Sono un maratoneta, e questa cosa mi piace moltissimo.
Spiegazione. Dopo due anni ho ricominciato da dove avevo interrotto, e ho nuovamente chiuso (con un tempo davvero modesto, ma quella era la cosa meno importante) una maratona.
Come tutti sapete, parliamo della maratona di Pisa, che si è corsa domenica 17 dicembre. Ci avevo provato una prima volta nel 2019, abbandonando al ventinovesimo chilometro, e l’avevo chiusa con il mio miglior tempo nel 2021.
Stavolta, per quanto mi riguarda, la maratona di Pisa aveva un sapore particolare, per tanti motivi che in larga parte sa chi mi legge ogni settimana. Ma è il caso di fare un breve ripasso, partendo proprio dall’entusiastica dichiarazione ad apertura di articolo.
Sono un maratoneta e questa cosa mi piace moltissimo, anche perché non ero più sicuro di esserlo.
Dopo due anni senza gare, tra acciacchi, infortuni e decadimenti della condizione di forma, sono arrivato alla linea di partenza della maratona di Pisa con una doppia sensazione. La prima era una curiosa leggerezza, data dal fatto che (dopo una preparazione approssimativa) non avevo un rigido obiettivo a cui puntare. La seconda, diciamolo, era una buona dose di fifa: con due lunghissimi andati a bagno, e la sensazione di essere ormai un vecchietto ritrovatosi per caso nello sgargiante universo del podismo, sarei arrivato alla fine?
Ebbene sì: sono arrivato alla fine. Di più: ho corso la maratona di Pisa come se fosse un secondo esordio, rivivendo tutto il ventaglio di emozioni che un podista a tu per tu con la gara regina può provare, dall’esaltazione più infantile alla fatica più strenua. Dal trentaseiesimo chilometro in poi è stata durissima, ma mi sono imposto di tagliare il traguardo e l’ho tagliato.
Essere maratoneta significa saper programmare, resistere, restare fedele all’idea che la posticipazione di un piacere significa riscuotere poi un piacere più intenso.
Sulla maratona di Pisa come gara in sé, c’è poco da dire. L’organizzazione è oliatissima, il percorso è sempre lui, piatto e vario, con arrivo e partenza nientemeno che in Piazza dei Miracoli. E i drittoni prima dei chilometri finali sono una prova in più a cui siamo chiamati: corpo e testa devono restarsene buoni lì, a fare un passo dopo l’altro, con determinazione e pazienza. Se no non sarebbe una maratona.
Aggiungiamo che questa volta, a differenza del 2021, il clima è stato ragionevolissimo: qualche grado sopra lo zero alla partenza, almeno una decina all’arrivo, cielo terso e nei temibili chilometri sul mare appena una brezza.

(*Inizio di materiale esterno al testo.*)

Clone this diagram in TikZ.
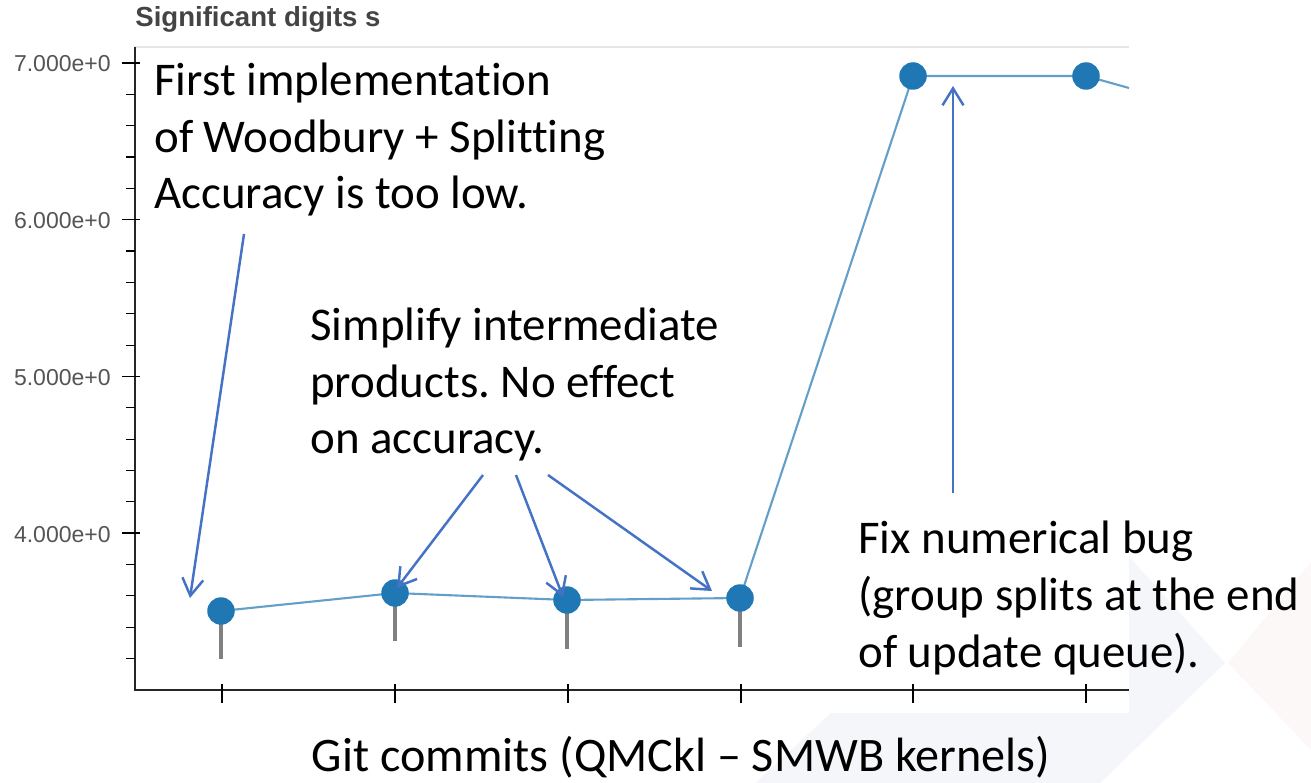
\documentclass[tikz,border=0pt]{standalone}
\usepackage{fontspec}
\setmainfont{Carlito}[Ligatures=NoCommon]
\newfontfamily\chartfont{Liberation Sans}[Ligatures=NoCommon]
\usetikzlibrary{arrows.meta}
\frenchspacing
\definecolor{ptblue}{HTML}{1F77B4}
\definecolor{noteblue}{HTML}{4472C4}
\definecolor{ticktext}{HTML}{555555}
\definecolor{titletext}{HTML}{444444}
\definecolor{wmgray}{HTML}{F5F6F9}
\definecolor{wmpink}{HTML}{FCF8F8}

\begin{document}
\begin{tikzpicture}[x=0.02cm,y=-0.02cm,
		note/.style={font=\fontsize{26.7}{32.3}\selectfont, align=left, anchor=base west, inner sep=0pt},
		ylabel/.style={font=\chartfont\fontsize{13.1}{15}\selectfont, text=ticktext, anchor=east, inner sep=0pt},
		commit/.style={circle, fill=ptblue, minimum size=0.55cm, inner sep=0pt},
		noteline/.style={noteblue, line width=1.4pt, -{Straight Barb[length=3.4mm,width=4.2mm]}},
		whisker/.style={black!50, line width=1.8pt},
		major/.style={black, line width=0.8pt},
		minor/.style={black, line width=0.6pt}]
		\useasboundingbox (0,0) rectangle (1311,783);
		% faint slide background
		\fill [wmgray] (693,450) -- (1033,450) -- (1225,663) -- (1100,783) -- (755,783) -- (885,663) -- cycle;
		\fill [wmpink] (1228,663) -- (1311,562) -- (1311,750) -- cycle;
		\fill [white] (0,0) rectangle (1129,713);
		% title and frame
		\node [font=\chartfont\bfseries\fontsize{15.7}{18}\selectfont, text=titletext, anchor=base west, inner sep=0pt] (title) at (135,27) {Significant digits s};
		\draw [black!10, line width=1pt] (135,47) -- (1129,47);
		\draw [black!85, line width=0.9pt] (135,47) -- (135,690) -- (1129,690);
		% y axis
		\draw [major] (122,63) -- (140,63);
		\draw [major] (122,219.7) -- (140,219.7);
		\draw [major] (122,376.4) -- (140,376.4);
		\draw [major] (122,533.1) -- (140,533.1);
		\node [ylabel] (y7) at (111,64) {7.000e+0};
		\node [ylabel] (y6) at (111,220.7) {6.000e+0};
		\node [ylabel] (y5) at (111,377.4) {5.000e+0};
		\node [ylabel] (y4) at (111,534.1) {4.000e+0};
		\draw [minor] (126,94.3) -- (135,94.3);
		\draw [minor] (126,125.7) -- (135,125.7);
		\draw [minor] (126,157.0) -- (135,157.0);
		\draw [minor] (126,188.4) -- (135,188.4);
		\draw [minor] (126,251.0) -- (135,251.0);
		\draw [minor] (126,282.4) -- (135,282.4);
		\draw [minor] (126,313.7) -- (135,313.7);
		\draw [minor] (126,345.1) -- (135,345.1);
		\draw [minor] (126,407.7) -- (135,407.7);
		\draw [minor] (126,439.1) -- (135,439.1);
		\draw [minor] (126,470.4) -- (135,470.4);
		\draw [minor] (126,501.8) -- (135,501.8);
		\draw [minor] (126,564.4) -- (135,564.4);
		\draw [minor] (126,595.8) -- (135,595.8);
		\draw [minor] (126,627.1) -- (135,627.1);
		\draw [minor] (126,658.5) -- (135,658.5);
		% x axis
		\draw [minor] (222,684) -- (222,703);
		\draw [minor] (395,684) -- (395,703);
		\draw [minor] (568,684) -- (568,703);
		\draw [minor] (741,684) -- (741,703);
		\draw [minor] (913,684) -- (913,703);
		\draw [minor] (1086,684) -- (1086,703);
		% commits
		\coordinate (p1) at (221,611);
		\coordinate (p2) at (395,593);
		\coordinate (p3) at (567,600);
		\coordinate (p4) at (740,598);
		\coordinate (p5) at (913,76);
		\coordinate (p6) at (1086,76);
		\coordinate (pout) at (1129,88);
		\coordinate (w1) at (221,659);
		\coordinate (w2) at (395,641);
		\coordinate (w3) at (567,649);
		\coordinate (w4) at (740,647);
		\draw [whisker] (p1) -- (w1);
		\draw [whisker] (p2) -- (w2);
		\draw [whisker] (p3) -- (w3);
		\draw [whisker] (p4) -- (w4);
		\draw [ptblue!70, line width=1.2pt] (p1) -- (p2) -- (p3) -- (p4) -- (p5) -- (p6) -- (pout);
		\node [commit] (c1) at (p1) {};
		\node [commit] (c2) at (p2) {};
		\node [commit] (c3) at (p3) {};
		\node [commit] (c4) at (p4) {};
		\node [commit] (c5) at (p5) {};
		\node [commit] (c6) at (p6) {};
		% notes (base = last line)
		\node [note] (woodbury) at (154,209) {First implementation\\of Woodbury + Splitting\\Accuracy is too low.};
		\node [note] (simplify) at (310,454) {Simplify intermediate\\products. No effect\\on accuracy.};
		\node [note] (bugfix) at (858,667) {Fix numerical bug\\(group splits at the end\\of update queue).};
		\node [font=\fontsize{27.4}{32}\selectfont, anchor=base, inner sep=0pt] (xlabel) at (681,771) {Git commits (QMCkl – SMWB kernels)};
		\coordinate (a1s) at (244,234);
		\coordinate (a1e) at (190,598);
		\coordinate (a2s) at (483,475);
		\coordinate (a2e) at (397,588);
		\coordinate (a3s) at (516,475);
		\coordinate (a3e) at (563,597);
		\coordinate (a4s) at (548,475);
		\coordinate (a4e) at (712,591);
		\coordinate (a5s) at (953,493);
		\coordinate (a5e) at (953,86);
		\draw [noteline] (a1s) -- (a1e);
		\draw [noteline] (a2s) -- (a2e);
		\draw [noteline] (a3s) -- (a3e);
		\draw [noteline] (a4s) -- (a4e);
		\draw [noteline] (a5s) -- (a5e);
\end{tikzpicture}
\end{document}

Unico piccolissimo appunto, ai ristori i volontari (che vanno comunque ringraziati per il loro supporto) avrebbero potuto qui e là essere più solerti nel far trovare i bicchieri pieni d’acqua ai podisti.
Ricorderò l’edizione 2023 della maratona di Pisa soprattutto per un aspetto. Scusandomi per l’autocitazione, curo un podcast sul podismo piuttosto seguito, e sia prima che dopo la gara ho conosciuto diversi corridori che seguono le mie scorribande settimanali.
Ciascuno è uguale solo a sé, d’accordo, e generalizzare o istituire categorie è nel migliore dei casi una semplificazione (e nel peggiore è l’anticamera del razzismo). Tuttavia, chiacchiere e ragionamenti affrontati con tanti compagni di fatica mi hanno radicato ancora di più nelle mie convinzioni. Di norma il podista, o meglio il maratoneta, è un essere indomito, curioso, capace di sopportare i colpi e le avversità, severissimo con se stesso, incline all’autoironia e alla compassione. E desideroso di scoprire dove si trova quel fuoco che, al di là della trita quotidianità, ci tiene vivi.
Insomma: dopo la maratona di Pisa consiglio a tutti, ancora più di prima, di correre almeno una volta 42.195 metri.